O pesquisador destaca também que existem publicações com os dados da América do Norte traçando as tendências populacionais de espécies daquela região e mostram com clareza as espécies que estão diminuindo em número, outras que estão se expandindo e as que sofrem flutuações, como as araras-canindé (Ara ararauna), pois não se sabe a frequência desse fenômeno de invasão dessas aves na cidade.

“Certamente é um fenômeno raro, mas pode ser que tenha uma ciclicidade e aconteça de novo. Não sabemos o intervalo e nem as causas. Talvez quando tivermos cem ou duzentos anos desses dados pra cá poderemos ver o padrão. Quero dizer com isso que ter dados de longo prazo é importante”, destaca Cohn-Haft.

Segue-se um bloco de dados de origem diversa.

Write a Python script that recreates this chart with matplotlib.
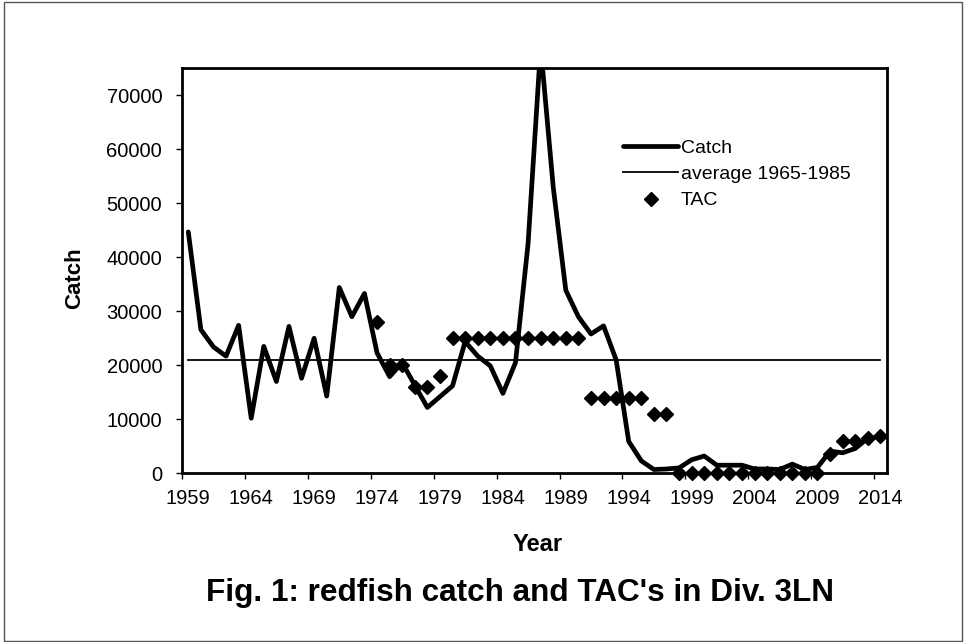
import matplotlib
matplotlib.use('Agg')
import matplotlib.pyplot as plt
from matplotlib.patches import Rectangle
from matplotlib.ticker import FixedLocator

plt.rcParams['font.family'] = ['Liberation Sans', 'DejaVu Sans']

# catch per year (t)
catch_years = list(range(1959, 2014))
catch = [44700, 26600, 23400, 21700, 27400, 10200, 23500, 17000, 27200, 17600,
         25000, 14300, 34400, 29000, 33300, 22300, 17900, 20500, 16300, 12200,
         14200, 16200, 24400, 21700, 19900, 14800, 20500, 42500, 79000, 53000,
         33900, 29000, 25800, 27300, 21000, 5900, 2300, 700, 800, 1000,
         2500, 3200, 1500, 1500, 1500, 800, 800, 700, 1700, 700,
         1100, 4100, 3800, 4600, 6500]

# TAC
tac_years = list(range(1974, 2015))
tac = [28000, 20000, 20000, 16000, 16000, 18000,
       25000, 25000, 25000, 25000, 25000, 25000, 25000, 25000, 25000, 25000, 25000,
       14000, 14000, 14000, 14000, 14000,
       11000, 11000,
       0, 0, 0, 0, 0, 0, 0, 0, 0, 0, 0, 0,
       3500, 6000, 6000, 6500, 7000]

avg_years = [1959, 2014]
avg_value = 21000

label_years = list(range(1959, 2015, 5))
y_ticks = list(range(0, 70001, 10000))

fig = plt.figure(figsize=(9.64, 6.42), dpi=100)
W, H = 964, 642
ax = fig.add_axes([182 / W, 1 - 473.3 / H, (886.7 - 182) / W, (473.3 - 68.3) / H])

ax.plot(catch_years, catch, color='black', lw=3.4, solid_capstyle='round',
        solid_joinstyle='round', label='Catch', zorder=3)
ax.plot(avg_years, [avg_value, avg_value], color='black', lw=1.3,
        label='average 1965-1985', zorder=2)
ax.plot(tac_years, tac, ls='none', marker='D', ms=7, color='black',
        label='TAC', clip_on=False, zorder=4)

ax.set_xlim(1958.5, 2014.5)
ax.set_ylim(0, 75000)

ax.set_xticks(label_years)
ax.set_xticklabels([str(y) for y in label_years])
ax.xaxis.set_minor_locator(FixedLocator([y - 0.5 for y in label_years]))
ax.tick_params(axis='x', which='major', length=0, pad=11, labelsize=14.5)
ax.tick_params(axis='x', which='minor', length=4.3, width=1, direction='out')
ax.set_yticks(y_ticks)
ax.tick_params(axis='y', length=4.3, width=1, direction='out', pad=10, labelsize=14.5)

for s in ax.spines.values():
    s.set_linewidth(2)

ax.set_ylabel('Catch', fontsize=16, fontweight='bold')
ax.yaxis.set_label_coords(-0.138, 0.482)
ax.set_xlabel('Year', fontsize=17, fontweight='bold')
ax.xaxis.set_label_coords(0.5045, -0.1486)

leg = ax.legend(loc='upper left', bbox_to_anchor=(623 / W, 1 - 139 / H),
                bbox_transform=fig.transFigure, frameon=False, fontsize=14,
                handlelength=2.83, handletextpad=0.15, labelspacing=0.45,
                borderpad=0, borderaxespad=0)

fig.text(520.5 / W, 1 - 601 / H, "Fig. 1: redfish catch and TAC's in Div. 3LN",
         fontsize=22.7, fontweight='bold', ha='center', va='baseline')

# outer frame
fig.patches.append(Rectangle((4 / W, 1 - 641 / H), (962 - 4) / W, (641 - 2) / H,
                             transform=fig.transFigure, fill=False,
                             edgecolor='#555555', lw=1))

fig.savefig('out.png', dpi=100)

Segundo ele, um dado marcante das contagens deste ano foram as chuvas. Todas as três contagens até agora sofreram com as chuvas. “Tivemos números baixos de aves e permanência em campo por pouco tempo por causa do clima. Mas faz parte e constam no banco de dados, não só as espécies, mas quantas horas, quantas pessoas participaram e quantas horas tivemos de chuvas ou de sol”, diz.

Contagem Natalina

O evento teve início em 1900, na cidade de Nova Iorque, nos Estados Unidos. Foi uma ideia de um ornitólogo famoso na época, Frank Chapman, curador de aves do Museu Americano de História Natural. “Ele gostava de divulgar ciência e envolver o grande público em pesquisa. Começou como uma atividade entre amigos, na época de Natal, que era contar pássaros”, explica o pesquisador. “No norte da América do Norte, a maioria das aves que se reproduzem no verão são migratórias e somem no inverno”, diz Cohn-Haft.

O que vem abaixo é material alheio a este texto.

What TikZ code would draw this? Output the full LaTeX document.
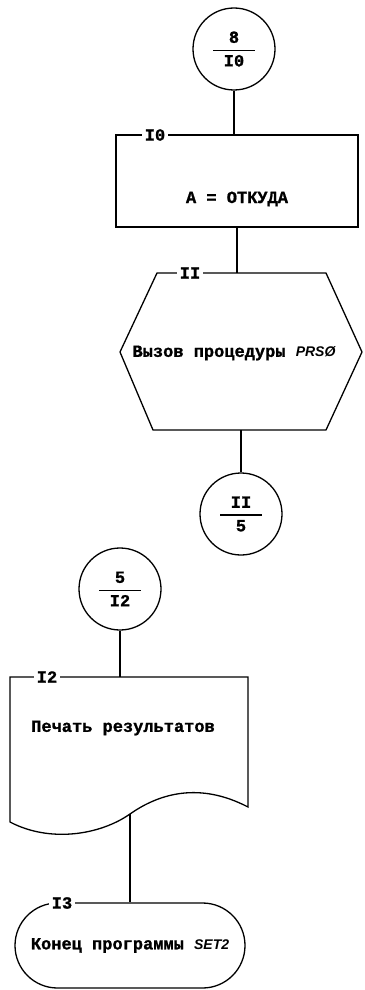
\documentclass[tikz,border=0pt]{standalone}
\usepackage{amsmath}
\usepackage{fontspec}
\setmainfont{Liberation Mono}
\newfontfamily\tw{Liberation Mono}[BoldFeatures={FakeBold=1.2}]
\newfontfamily\hand{Liberation Sans}
\usetikzlibrary{shapes.misc}
\newcommand\frc[2]{$\genfrac{}{}{1.3pt}{0}{\makebox[42pt]{#1}}{\makebox[42pt]{#2}}$}
\tikzset{
  ln/.style={line width=1.3pt},
  tfont/.style={font=\tw\bfseries\fontsize{17}{20}\selectfont},
  conn/.style={circle, draw, ln, minimum size=82pt, inner sep=0pt, tfont},
  procbox/.style={rectangle, draw, ln, minimum width=242pt, minimum height=92pt, inner sep=0pt, tfont},
  term/.style={rounded rectangle, draw, ln, minimum width=230pt, minimum height=85pt, inner sep=0pt, tfont},
  numlab/.style={fill=white, inner sep=3pt, tfont},
  txt/.style={inner sep=0pt, tfont}
}
\newcommand\hw[1]{{\hand\itshape\bfseries\fontsize{14}{16}\selectfont #1}}
\begin{document}
\begin{tikzpicture}[x=1pt,y=-1pt]
\useasboundingbox (0,0) rectangle (364,990);
% connector 8/I0
\node[conn] (c1) at (234,49) {\frc{8}{I0}};
% process box I0
\node[procbox] (b1) at (237,181) {\raisebox{-22pt}[0pt][0pt]{A = ОТКУДА}};
\node[numlab] (l10) at (155,135) {I0};
\draw[ln] (c1.south) -- (c1.south |- b1.north);
% hexagon II
\coordinate (htop) at (237,273);
\coordinate (hbot) at (241,430);
\draw[ln] (120,352) -- (157,273) -- (326,273) -- (362,352) -- (326,430) -- (153,430) -- cycle;
\node[txt] (h) at (234,353) {Вызов процедуры \hw{PRSØ}};
\node[numlab] (l11) at (190,273) {II};
\draw[ln] (b1.south -| htop) -- (htop);
% connector II/5
\node[conn] (c2) at (241,514) {\frc{II}{5}};
\draw[ln] (hbot) -- (c2.north);
% connector 5/I2
\node[conn] (c3) at (120,589) {\frc{5}{I2}};
% document I2
\coordinate (dtop) at (120,677);
\coordinate (dwave) at (130,814);
\draw[ln] (10,822) -- (10,677) -- (248,677) -- (248,807)
  .. controls (200,782) and (160,793) .. (dwave)
  .. controls (100,835) and (50,843) .. (10,822) -- cycle;
\node[txt] (dt) at (123,728) {Печать результатов};
\node[numlab] (l12) at (47,677) {I2};
\draw[ln] (c3.south) -- (dtop);
% terminal I3
\node[term] (t) at (130,945.5) {Конец программы \hw{SET2}};
\node[numlab] (l13) at (62,903) {I3};
\draw[ln] (dwave) -- (dwave |- t.north);
\end{tikzpicture}
\end{document}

O pesquisador explica que a ideia era ver quais aves ainda estavam por lá, no final de dezembro naquela região. Os amigos se reuniam e saiam para contar os pássaros. No final do dia, todos se encontravam e relatavam o que tinham encontrado. O que começou como uma diversão e continua divertindo os participantes, até hoje, mostrou-se com tempo uma fonte de dados importante.

Segundo Cohn-Haft, a ideia da contagem natalina de aves se alastrou pelo mundo todo e, no Brasil,  acontece em Manaus desde os anos 80. A iniciativa foi do Dr. Rob Bierregaard, primeiro diretor científico, na época, do PDBFF, que já fazia a contagem nos EUA e iniciou a atividade na cidade.

Hoje, a contagem tem à frente a pesquisadora Summer Wilson, colaboradora da Coleção de Aves, onde o pesquisador do Inpa Mario Cohn-Haft trabalha.